Source excerpt:
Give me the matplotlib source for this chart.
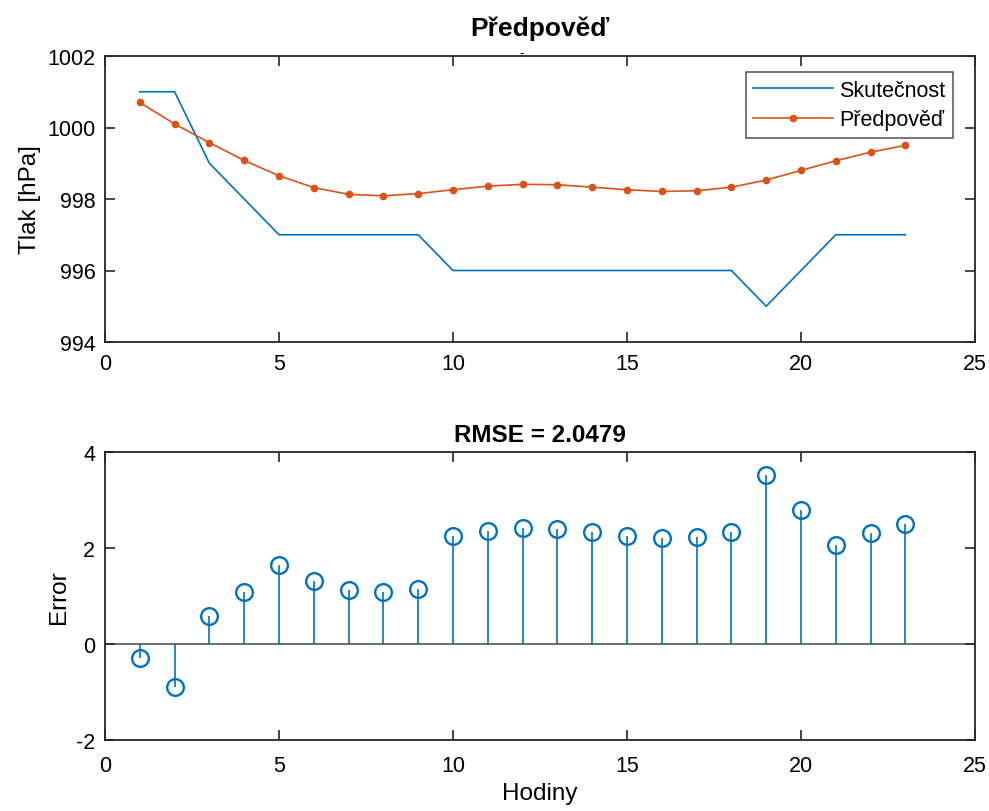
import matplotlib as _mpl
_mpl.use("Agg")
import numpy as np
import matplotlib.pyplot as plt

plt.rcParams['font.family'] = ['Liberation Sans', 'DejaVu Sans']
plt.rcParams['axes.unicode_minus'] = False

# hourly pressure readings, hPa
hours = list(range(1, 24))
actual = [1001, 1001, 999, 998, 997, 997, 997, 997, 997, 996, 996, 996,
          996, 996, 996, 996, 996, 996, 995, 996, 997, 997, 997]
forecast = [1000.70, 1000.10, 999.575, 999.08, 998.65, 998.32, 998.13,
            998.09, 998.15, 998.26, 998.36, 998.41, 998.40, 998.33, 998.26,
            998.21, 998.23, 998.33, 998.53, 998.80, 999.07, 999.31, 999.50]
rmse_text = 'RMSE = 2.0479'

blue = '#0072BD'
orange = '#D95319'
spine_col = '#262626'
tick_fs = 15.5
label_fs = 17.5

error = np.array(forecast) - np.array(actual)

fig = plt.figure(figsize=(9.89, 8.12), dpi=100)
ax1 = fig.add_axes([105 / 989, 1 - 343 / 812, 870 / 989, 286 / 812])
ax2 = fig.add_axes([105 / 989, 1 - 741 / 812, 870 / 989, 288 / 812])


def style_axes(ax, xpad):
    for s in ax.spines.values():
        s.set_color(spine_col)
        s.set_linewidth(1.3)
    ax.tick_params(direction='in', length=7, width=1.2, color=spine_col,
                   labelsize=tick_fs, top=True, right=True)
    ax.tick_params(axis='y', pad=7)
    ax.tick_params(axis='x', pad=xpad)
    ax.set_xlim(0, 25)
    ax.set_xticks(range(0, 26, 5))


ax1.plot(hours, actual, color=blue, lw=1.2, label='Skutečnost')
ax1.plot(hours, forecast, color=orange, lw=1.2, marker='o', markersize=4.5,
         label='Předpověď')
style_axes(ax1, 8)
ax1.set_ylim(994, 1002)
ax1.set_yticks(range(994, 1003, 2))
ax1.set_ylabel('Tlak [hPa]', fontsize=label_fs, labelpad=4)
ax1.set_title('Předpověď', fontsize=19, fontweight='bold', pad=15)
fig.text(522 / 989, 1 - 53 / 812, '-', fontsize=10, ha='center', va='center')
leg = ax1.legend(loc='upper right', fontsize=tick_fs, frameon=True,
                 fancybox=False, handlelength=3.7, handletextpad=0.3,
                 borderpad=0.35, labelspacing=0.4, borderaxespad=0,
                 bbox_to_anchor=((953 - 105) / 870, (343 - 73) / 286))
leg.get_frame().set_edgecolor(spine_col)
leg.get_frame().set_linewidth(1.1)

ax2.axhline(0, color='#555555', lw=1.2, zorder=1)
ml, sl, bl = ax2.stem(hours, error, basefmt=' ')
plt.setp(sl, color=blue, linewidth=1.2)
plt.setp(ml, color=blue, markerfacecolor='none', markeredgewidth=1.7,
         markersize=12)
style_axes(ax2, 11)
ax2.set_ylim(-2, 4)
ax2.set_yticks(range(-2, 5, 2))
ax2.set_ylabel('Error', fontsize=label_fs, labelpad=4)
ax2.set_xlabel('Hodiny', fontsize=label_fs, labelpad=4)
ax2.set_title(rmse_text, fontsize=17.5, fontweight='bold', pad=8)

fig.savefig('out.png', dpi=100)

Given task:
Without the pictures, please reproduce each line of the listing above exactly, from the first one through the line bearing "plt.rcParams['axes.unicode_minus'] = False".

Reply to the exercise:
Give me the matplotlib source for this chart.
import matplotlib as _mpl
_mpl.use("Agg")
import numpy as np
import matplotlib.pyplot as plt

plt.rcParams['font.family'] = ['Liberation Sans', 'DejaVu Sans']
plt.rcParams['axes.unicode_minus'] = False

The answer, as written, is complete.